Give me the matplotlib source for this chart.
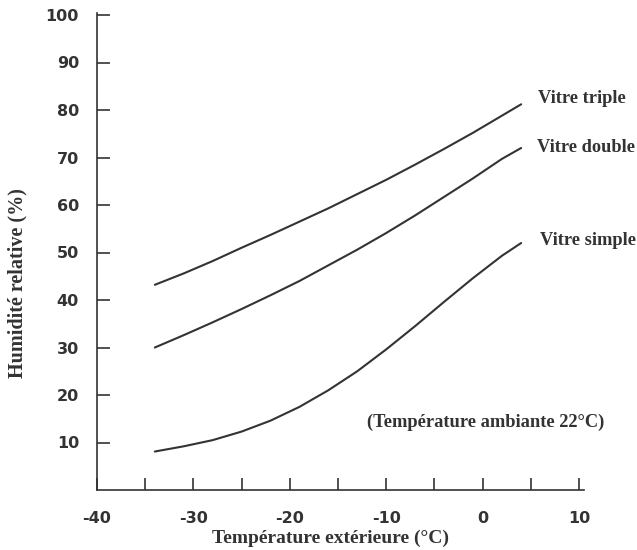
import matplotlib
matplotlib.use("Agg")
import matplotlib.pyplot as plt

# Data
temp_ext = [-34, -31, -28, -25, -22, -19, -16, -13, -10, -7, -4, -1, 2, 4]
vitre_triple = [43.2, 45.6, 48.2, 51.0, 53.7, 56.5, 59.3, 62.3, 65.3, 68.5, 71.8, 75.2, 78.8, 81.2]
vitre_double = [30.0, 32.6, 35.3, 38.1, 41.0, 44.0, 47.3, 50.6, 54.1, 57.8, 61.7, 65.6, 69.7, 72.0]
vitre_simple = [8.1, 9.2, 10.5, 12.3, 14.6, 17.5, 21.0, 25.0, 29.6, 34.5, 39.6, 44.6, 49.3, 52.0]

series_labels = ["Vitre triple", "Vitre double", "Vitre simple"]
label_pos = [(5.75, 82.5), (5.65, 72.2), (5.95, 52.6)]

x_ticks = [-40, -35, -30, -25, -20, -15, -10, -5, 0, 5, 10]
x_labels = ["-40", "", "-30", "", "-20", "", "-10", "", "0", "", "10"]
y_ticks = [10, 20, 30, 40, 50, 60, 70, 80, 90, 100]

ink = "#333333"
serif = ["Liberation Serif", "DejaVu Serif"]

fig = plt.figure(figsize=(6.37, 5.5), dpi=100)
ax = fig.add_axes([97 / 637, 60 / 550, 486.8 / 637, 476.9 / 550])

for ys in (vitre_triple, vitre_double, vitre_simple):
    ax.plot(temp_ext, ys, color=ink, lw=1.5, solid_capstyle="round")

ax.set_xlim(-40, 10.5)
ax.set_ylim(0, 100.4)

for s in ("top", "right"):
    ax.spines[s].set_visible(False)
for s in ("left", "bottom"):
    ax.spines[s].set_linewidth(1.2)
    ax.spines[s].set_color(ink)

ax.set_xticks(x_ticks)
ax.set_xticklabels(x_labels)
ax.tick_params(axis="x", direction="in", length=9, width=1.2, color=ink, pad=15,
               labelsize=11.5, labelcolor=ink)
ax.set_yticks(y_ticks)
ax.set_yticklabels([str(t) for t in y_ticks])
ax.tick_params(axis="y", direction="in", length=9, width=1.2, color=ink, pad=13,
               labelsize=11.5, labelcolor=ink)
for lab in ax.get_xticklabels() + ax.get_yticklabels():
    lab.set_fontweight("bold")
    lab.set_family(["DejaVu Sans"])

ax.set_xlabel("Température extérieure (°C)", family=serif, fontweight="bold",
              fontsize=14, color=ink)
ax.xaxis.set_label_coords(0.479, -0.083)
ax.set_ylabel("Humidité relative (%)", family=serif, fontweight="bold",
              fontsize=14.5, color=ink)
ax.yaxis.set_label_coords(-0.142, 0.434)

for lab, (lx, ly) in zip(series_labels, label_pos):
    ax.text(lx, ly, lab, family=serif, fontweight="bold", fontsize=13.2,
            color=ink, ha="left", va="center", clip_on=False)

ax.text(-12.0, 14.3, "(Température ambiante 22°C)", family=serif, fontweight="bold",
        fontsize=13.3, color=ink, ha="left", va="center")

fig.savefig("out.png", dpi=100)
───
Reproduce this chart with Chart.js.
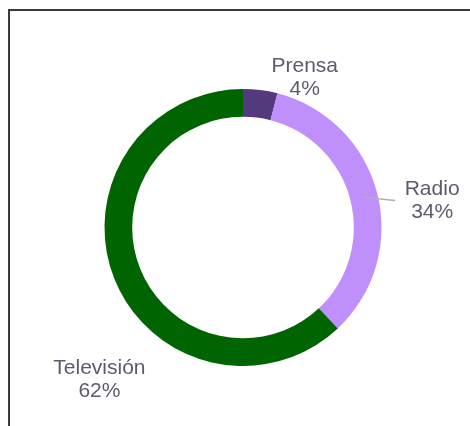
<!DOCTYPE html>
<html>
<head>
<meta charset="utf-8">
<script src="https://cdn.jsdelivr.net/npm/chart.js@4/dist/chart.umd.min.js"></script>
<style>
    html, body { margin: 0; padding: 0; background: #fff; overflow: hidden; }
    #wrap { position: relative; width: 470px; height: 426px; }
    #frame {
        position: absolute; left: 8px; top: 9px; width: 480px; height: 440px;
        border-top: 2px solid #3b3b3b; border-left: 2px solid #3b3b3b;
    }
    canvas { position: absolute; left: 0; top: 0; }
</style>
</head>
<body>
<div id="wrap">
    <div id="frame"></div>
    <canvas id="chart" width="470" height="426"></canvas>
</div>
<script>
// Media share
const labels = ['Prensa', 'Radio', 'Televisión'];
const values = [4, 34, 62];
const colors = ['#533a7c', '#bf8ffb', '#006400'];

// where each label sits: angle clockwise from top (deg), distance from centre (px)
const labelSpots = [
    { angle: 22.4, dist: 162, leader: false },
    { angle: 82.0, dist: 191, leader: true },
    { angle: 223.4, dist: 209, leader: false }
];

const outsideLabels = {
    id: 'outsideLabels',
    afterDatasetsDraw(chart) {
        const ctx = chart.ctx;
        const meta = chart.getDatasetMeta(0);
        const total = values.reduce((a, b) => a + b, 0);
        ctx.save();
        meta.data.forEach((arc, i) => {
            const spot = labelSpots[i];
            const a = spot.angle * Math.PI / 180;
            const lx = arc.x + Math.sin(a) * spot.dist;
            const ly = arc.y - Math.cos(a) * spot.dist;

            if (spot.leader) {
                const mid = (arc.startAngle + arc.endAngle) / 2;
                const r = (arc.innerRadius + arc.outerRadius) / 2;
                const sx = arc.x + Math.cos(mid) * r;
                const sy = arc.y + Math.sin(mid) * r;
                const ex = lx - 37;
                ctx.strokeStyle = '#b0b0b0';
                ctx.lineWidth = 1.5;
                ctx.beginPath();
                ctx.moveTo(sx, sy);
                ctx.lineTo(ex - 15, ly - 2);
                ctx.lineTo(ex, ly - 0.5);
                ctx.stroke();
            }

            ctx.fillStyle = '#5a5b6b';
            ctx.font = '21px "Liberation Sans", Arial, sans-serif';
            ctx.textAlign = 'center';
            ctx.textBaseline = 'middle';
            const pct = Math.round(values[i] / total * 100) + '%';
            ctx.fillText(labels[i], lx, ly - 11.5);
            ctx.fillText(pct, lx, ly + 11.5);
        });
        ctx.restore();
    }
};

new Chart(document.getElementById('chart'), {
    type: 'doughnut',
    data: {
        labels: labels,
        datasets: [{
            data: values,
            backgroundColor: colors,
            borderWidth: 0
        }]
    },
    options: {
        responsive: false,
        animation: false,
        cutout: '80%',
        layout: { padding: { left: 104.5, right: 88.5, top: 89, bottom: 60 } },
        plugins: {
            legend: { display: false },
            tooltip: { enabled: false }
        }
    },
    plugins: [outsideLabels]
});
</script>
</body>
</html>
───
Task statement >> From the records above, copy only the lines running from the line holding "Give me the matplotlib source for this chart." through the line holding "ax.spines[s].set_color(ink)", with no pictures.

Exercise solution >>
Give me the matplotlib source for this chart.
import matplotlib
matplotlib.use("Agg")
import matplotlib.pyplot as plt

# Data
temp_ext = [-34, -31, -28, -25, -22, -19, -16, -13, -10, -7, -4, -1, 2, 4]
vitre_triple = [43.2, 45.6, 48.2, 51.0, 53.7, 56.5, 59.3, 62.3, 65.3, 68.5, 71.8, 75.2, 78.8, 81.2]
vitre_double = [30.0, 32.6, 35.3, 38.1, 41.0, 44.0, 47.3, 50.6, 54.1, 57.8, 61.7, 65.6, 69.7, 72.0]
vitre_simple = [8.1, 9.2, 10.5, 12.3, 14.6, 17.5, 21.0, 25.0, 29.6, 34.5, 39.6, 44.6, 49.3, 52.0]

series_labels = ["Vitre triple", "Vitre double", "Vitre simple"]
label_pos = [(5.75, 82.5), (5.65, 72.2), (5.95, 52.6)]

x_ticks = [-40, -35, -30, -25, -20, -15, -10, -5, 0, 5, 10]
x_labels = ["-40", "", "-30", "", "-20", "", "-10", "", "0", "", "10"]
y_ticks = [10, 20, 30, 40, 50, 60, 70, 80, 90, 100]

ink = "#333333"
serif = ["Liberation Serif", "DejaVu Serif"]

fig = plt.figure(figsize=(6.37, 5.5), dpi=100)
ax = fig.add_axes([97 / 637, 60 / 550, 486.8 / 637, 476.9 / 550])

for ys in (vitre_triple, vitre_double, vitre_simple):
    ax.plot(temp_ext, ys, color=ink, lw=1.5, solid_capstyle="round")

ax.set_xlim(-40, 10.5)
ax.set_ylim(0, 100.4)

for s in ("top", "right"):
    ax.spines[s].set_visible(False)
for s in ("left", "bottom"):
    ax.spines[s].set_linewidth(1.2)
    ax.spines[s].set_color(ink)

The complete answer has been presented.